**SUPPLIED MATERIAL:**

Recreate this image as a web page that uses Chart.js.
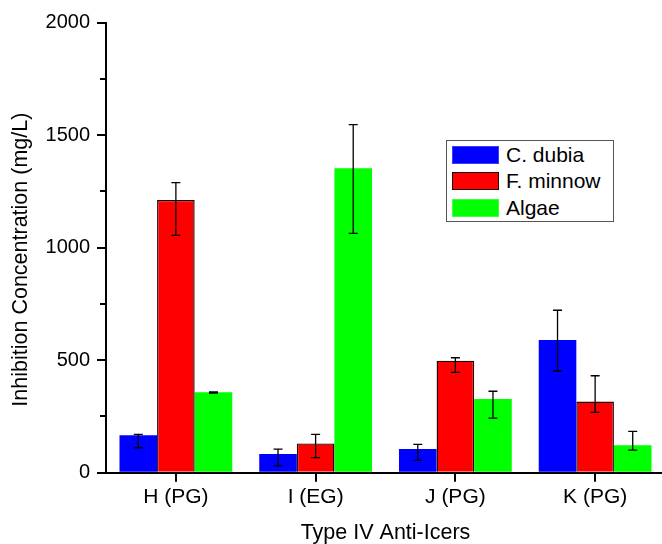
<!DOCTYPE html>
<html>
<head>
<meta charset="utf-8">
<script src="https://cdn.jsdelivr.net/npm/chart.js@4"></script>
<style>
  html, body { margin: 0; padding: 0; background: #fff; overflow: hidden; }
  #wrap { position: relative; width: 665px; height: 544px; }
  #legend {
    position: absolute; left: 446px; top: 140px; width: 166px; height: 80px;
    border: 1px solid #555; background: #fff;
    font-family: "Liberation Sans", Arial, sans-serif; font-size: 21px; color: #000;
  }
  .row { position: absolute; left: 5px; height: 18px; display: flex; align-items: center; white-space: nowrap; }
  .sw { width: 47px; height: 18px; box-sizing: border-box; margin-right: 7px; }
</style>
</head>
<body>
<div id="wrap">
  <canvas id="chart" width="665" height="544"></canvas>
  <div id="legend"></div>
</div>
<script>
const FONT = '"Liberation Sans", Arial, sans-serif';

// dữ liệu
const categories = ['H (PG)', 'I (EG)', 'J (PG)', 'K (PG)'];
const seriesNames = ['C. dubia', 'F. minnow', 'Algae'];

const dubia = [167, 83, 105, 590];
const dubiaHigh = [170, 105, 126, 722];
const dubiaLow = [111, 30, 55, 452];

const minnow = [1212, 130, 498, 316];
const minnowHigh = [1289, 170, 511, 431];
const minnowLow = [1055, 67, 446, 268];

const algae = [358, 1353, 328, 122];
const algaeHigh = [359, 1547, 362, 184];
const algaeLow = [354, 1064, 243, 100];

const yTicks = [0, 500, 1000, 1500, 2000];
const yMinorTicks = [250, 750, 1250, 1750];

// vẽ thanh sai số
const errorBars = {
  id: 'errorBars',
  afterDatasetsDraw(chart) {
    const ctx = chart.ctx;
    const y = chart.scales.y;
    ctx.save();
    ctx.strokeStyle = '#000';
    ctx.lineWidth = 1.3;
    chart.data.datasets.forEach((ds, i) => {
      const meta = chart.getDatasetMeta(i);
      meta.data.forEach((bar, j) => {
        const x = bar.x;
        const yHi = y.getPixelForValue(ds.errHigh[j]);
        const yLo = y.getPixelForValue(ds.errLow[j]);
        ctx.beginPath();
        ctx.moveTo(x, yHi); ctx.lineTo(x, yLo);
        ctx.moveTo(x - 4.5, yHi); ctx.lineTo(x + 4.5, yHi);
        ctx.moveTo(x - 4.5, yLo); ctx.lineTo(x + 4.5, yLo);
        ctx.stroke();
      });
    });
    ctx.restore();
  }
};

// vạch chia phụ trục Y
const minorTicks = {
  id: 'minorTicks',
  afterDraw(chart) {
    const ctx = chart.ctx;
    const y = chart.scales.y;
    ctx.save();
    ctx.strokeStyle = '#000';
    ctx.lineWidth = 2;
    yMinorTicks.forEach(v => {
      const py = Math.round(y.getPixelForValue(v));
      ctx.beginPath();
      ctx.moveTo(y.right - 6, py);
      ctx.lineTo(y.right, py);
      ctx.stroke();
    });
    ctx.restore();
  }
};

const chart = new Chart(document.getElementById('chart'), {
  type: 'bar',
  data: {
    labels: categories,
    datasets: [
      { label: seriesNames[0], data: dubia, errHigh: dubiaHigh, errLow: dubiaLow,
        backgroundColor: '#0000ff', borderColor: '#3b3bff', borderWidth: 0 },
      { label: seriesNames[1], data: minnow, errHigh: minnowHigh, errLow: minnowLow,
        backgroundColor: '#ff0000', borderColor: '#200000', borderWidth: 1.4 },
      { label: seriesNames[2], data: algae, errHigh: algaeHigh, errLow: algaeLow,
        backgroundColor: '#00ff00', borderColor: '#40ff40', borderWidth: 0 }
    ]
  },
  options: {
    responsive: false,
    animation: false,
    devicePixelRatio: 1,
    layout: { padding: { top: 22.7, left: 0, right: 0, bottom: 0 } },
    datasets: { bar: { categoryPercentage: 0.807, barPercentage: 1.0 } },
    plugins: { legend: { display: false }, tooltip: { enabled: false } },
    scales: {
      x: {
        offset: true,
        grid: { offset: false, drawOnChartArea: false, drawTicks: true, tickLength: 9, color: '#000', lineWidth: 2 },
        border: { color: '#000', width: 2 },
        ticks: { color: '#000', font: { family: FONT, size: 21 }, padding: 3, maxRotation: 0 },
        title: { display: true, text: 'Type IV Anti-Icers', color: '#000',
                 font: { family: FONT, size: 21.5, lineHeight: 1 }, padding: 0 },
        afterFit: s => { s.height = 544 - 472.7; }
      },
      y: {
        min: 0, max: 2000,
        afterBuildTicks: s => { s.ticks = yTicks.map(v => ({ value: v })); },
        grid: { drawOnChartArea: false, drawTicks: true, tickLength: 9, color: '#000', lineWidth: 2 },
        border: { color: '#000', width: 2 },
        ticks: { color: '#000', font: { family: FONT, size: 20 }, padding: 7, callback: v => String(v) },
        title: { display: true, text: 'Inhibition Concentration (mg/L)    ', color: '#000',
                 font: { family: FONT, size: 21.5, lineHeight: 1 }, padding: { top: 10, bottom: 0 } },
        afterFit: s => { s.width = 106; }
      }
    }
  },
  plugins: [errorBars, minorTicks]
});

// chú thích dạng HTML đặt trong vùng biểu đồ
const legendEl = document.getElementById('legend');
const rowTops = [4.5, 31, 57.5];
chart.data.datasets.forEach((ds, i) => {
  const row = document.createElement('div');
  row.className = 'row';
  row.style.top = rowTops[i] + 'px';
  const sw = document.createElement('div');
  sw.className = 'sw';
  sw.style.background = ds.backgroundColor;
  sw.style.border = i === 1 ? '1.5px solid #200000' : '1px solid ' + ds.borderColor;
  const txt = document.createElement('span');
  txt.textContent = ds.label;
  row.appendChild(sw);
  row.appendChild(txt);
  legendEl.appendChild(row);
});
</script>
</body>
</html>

**TASK REQUIREMENTS:** Reproduce the data above word for word from its first line through the line that holds "const yMinorTicks = [250, 750, 1250, 1750];", both ends included; skip pictures.

**RESULT:**
Recreate this image as a web page that uses Chart.js.
<!DOCTYPE html>
<html>
<head>
<meta charset="utf-8">
<script src="https://cdn.jsdelivr.net/npm/chart.js@4"></script>
<style>
  html, body { margin: 0; padding: 0; background: #fff; overflow: hidden; }
  #wrap { position: relative; width: 665px; height: 544px; }
  #legend {
    position: absolute; left: 446px; top: 140px; width: 166px; height: 80px;
    border: 1px solid #555; background: #fff;
    font-family: "Liberation Sans", Arial, sans-serif; font-size: 21px; color: #000;
  }
  .row { position: absolute; left: 5px; height: 18px; display: flex; align-items: center; white-space: nowrap; }
  .sw { width: 47px; height: 18px; box-sizing: border-box; margin-right: 7px; }
</style>
</head>
<body>
<div id="wrap">
  <canvas id="chart" width="665" height="544"></canvas>
  <div id="legend"></div>
</div>
<script>
const FONT = '"Liberation Sans", Arial, sans-serif';

// dữ liệu
const categories = ['H (PG)', 'I (EG)', 'J (PG)', 'K (PG)'];
const seriesNames = ['C. dubia', 'F. minnow', 'Algae'];

const dubia = [167, 83, 105, 590];
const dubiaHigh = [170, 105, 126, 722];
const dubiaLow = [111, 30, 55, 452];

const minnow = [1212, 130, 498, 316];
const minnowHigh = [1289, 170, 511, 431];
const minnowLow = [1055, 67, 446, 268];

const algae = [358, 1353, 328, 122];
const algaeHigh = [359, 1547, 362, 184];
const algaeLow = [354, 1064, 243, 100];

const yTicks = [0, 500, 1000, 1500, 2000];
const yMinorTicks = [250, 750, 1250, 1750];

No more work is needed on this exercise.